• _WRITTEN TASK_:
Count every line below that contains "this", then state the total with no other output.

Part of a data file:
---*---

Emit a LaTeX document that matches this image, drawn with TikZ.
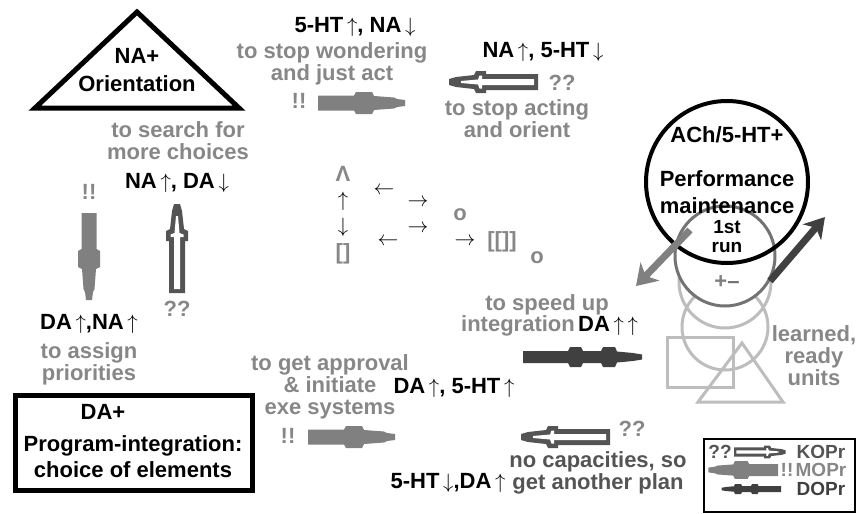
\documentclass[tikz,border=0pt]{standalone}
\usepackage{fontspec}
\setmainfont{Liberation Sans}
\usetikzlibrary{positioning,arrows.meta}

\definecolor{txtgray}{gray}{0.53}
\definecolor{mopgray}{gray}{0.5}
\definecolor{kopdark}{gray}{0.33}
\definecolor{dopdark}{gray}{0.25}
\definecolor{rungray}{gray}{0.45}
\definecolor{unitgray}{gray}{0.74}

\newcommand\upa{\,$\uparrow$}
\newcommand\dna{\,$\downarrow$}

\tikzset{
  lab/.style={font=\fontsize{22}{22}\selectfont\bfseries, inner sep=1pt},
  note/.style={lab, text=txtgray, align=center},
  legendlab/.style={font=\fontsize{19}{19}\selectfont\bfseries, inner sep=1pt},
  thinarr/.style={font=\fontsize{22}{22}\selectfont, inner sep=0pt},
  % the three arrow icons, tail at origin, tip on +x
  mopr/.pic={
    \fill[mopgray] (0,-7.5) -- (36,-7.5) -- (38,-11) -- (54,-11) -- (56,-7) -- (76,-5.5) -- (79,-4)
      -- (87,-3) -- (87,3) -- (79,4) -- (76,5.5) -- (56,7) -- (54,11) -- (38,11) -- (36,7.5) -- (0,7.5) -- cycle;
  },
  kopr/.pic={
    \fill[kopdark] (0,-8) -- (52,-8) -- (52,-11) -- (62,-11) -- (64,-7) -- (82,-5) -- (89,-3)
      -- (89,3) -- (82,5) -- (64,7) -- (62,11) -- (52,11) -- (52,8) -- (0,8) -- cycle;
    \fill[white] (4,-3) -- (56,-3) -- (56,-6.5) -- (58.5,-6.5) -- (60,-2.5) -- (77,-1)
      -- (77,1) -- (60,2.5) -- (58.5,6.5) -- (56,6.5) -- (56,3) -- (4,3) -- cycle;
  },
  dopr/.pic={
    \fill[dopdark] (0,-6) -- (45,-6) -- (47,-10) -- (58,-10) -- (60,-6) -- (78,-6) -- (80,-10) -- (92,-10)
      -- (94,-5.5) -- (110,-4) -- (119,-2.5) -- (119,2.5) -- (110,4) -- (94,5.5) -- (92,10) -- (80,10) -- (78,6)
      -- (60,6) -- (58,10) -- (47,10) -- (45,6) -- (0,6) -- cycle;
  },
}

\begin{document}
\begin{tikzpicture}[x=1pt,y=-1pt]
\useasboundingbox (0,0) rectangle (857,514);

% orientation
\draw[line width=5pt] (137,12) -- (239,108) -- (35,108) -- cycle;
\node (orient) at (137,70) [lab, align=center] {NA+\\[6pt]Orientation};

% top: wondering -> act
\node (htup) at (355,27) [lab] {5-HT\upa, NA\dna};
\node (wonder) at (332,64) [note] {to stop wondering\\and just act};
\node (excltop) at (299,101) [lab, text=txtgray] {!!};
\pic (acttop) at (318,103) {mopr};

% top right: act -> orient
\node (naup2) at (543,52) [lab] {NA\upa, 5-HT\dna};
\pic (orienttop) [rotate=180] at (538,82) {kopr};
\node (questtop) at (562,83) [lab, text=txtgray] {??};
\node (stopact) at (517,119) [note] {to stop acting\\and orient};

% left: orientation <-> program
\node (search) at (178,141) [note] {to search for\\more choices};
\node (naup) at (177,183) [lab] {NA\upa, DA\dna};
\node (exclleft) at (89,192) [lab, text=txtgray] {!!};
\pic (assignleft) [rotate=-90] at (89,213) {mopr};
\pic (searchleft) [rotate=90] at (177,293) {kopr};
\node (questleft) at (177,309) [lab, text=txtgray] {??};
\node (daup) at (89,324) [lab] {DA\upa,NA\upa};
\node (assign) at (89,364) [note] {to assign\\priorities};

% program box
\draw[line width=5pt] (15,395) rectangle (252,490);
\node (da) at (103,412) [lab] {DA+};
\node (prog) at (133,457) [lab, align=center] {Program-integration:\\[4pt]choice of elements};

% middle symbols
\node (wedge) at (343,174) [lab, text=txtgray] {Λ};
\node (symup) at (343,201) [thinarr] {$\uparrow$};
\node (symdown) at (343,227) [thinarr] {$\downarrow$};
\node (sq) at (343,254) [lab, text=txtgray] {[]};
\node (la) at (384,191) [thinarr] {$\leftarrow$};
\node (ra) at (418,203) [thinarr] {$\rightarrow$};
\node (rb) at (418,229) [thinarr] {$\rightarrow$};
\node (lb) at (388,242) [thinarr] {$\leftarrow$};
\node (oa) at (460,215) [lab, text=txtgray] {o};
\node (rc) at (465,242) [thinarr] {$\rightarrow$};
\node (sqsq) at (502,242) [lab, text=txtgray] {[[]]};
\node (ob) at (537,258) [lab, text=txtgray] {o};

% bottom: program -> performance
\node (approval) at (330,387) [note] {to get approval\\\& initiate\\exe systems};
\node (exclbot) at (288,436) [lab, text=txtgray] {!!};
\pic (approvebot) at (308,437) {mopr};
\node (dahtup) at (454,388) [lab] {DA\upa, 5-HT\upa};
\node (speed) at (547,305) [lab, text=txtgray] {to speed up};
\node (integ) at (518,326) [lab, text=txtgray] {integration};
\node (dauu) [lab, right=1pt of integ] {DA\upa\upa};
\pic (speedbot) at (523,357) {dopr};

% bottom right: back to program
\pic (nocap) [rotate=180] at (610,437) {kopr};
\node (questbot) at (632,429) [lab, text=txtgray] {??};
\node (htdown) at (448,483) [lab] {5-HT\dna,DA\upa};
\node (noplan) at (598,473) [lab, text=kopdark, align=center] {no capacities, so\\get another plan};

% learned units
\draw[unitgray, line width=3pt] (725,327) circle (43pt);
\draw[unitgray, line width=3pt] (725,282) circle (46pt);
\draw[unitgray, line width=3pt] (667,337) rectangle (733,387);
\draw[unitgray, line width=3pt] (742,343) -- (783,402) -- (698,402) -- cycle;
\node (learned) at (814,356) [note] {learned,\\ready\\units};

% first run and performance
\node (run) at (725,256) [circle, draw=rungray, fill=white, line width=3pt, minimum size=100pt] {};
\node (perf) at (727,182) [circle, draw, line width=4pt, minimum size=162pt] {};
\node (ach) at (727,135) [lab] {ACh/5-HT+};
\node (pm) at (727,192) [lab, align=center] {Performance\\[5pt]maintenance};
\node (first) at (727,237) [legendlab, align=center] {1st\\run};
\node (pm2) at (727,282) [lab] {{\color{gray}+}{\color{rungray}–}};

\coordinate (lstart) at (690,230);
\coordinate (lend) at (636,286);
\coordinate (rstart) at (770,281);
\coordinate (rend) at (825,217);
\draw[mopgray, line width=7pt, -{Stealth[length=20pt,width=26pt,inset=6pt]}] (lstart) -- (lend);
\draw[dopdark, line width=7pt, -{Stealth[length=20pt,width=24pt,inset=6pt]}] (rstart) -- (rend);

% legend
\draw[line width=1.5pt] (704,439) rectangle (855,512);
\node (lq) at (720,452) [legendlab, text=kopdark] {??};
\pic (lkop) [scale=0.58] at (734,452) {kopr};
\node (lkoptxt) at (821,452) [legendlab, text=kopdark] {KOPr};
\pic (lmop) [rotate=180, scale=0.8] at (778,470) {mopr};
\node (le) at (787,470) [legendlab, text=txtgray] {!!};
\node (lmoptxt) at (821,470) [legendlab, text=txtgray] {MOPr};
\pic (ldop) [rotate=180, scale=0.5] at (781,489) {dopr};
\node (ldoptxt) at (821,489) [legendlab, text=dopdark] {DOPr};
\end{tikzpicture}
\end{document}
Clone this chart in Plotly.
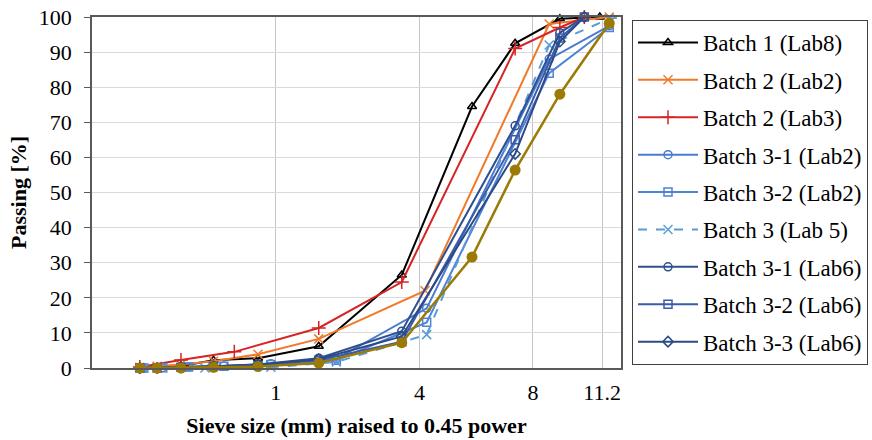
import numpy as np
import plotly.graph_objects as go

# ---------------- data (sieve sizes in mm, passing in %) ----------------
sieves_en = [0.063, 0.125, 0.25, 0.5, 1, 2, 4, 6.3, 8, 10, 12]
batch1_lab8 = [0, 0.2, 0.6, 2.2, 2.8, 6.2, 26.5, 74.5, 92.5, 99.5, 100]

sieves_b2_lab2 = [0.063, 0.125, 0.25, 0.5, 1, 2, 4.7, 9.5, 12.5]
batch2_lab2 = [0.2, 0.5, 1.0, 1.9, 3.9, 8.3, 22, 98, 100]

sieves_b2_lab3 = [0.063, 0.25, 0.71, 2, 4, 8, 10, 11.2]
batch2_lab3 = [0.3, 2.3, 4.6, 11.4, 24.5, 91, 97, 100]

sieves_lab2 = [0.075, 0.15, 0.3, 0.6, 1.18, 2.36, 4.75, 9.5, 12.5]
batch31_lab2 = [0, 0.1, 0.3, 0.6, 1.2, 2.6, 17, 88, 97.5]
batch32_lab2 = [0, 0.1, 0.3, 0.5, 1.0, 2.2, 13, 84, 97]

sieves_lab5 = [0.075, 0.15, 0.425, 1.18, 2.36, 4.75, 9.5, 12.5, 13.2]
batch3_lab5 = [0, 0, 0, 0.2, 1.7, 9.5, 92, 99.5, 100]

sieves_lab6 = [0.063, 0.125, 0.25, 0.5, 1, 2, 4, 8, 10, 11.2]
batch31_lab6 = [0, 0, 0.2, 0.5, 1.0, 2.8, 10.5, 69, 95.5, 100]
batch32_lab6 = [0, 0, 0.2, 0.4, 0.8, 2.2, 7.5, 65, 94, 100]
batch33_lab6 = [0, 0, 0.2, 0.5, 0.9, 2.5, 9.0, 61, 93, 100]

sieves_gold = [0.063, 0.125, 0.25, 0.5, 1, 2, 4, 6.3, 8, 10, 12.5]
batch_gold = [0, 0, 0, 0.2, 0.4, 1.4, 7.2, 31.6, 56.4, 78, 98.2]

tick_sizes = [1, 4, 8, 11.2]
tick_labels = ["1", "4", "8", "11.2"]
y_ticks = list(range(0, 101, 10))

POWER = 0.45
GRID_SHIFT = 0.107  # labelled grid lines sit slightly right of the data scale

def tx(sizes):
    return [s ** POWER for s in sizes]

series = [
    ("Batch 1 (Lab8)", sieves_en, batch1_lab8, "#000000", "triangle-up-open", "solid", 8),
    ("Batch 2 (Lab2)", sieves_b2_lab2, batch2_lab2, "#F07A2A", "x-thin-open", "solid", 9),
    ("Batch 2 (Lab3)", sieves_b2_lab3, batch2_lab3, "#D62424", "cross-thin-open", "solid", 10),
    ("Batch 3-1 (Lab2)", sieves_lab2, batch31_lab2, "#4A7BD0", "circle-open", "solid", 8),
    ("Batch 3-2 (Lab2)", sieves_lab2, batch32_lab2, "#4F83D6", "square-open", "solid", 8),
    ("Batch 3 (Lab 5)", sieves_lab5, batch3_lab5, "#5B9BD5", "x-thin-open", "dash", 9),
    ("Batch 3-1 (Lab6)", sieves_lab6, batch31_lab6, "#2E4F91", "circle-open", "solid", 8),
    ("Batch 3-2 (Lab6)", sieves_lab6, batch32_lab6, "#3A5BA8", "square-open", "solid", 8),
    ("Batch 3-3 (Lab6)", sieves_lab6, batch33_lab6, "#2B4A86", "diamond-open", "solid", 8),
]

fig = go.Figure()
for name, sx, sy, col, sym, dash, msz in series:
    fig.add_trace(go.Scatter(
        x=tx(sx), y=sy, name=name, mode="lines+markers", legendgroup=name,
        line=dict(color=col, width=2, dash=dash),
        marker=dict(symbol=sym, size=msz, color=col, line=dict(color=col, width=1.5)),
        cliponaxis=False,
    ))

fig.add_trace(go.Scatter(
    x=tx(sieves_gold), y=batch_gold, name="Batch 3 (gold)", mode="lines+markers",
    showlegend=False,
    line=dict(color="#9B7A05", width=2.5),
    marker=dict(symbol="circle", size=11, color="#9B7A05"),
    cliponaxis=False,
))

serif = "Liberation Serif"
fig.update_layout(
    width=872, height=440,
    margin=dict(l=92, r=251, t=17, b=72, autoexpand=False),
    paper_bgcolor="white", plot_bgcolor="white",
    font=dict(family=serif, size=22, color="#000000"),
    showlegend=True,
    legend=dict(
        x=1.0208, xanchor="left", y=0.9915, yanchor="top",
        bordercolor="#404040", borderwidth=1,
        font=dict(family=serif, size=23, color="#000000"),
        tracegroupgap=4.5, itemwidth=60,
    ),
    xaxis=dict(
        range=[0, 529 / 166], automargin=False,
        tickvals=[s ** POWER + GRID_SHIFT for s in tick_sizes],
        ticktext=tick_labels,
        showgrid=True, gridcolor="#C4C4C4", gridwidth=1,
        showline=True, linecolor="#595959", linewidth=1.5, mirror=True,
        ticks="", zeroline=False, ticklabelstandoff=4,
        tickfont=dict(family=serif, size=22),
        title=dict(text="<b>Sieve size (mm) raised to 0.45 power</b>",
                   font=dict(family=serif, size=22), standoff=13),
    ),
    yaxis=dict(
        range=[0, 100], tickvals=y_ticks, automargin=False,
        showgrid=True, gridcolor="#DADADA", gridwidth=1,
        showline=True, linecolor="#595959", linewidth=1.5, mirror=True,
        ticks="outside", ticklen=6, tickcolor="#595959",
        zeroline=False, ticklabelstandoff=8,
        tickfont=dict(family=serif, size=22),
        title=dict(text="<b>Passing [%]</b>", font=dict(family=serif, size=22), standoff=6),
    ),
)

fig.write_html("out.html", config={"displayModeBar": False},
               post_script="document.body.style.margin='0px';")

---*---

• _WRITTEN SOLUTION_:
2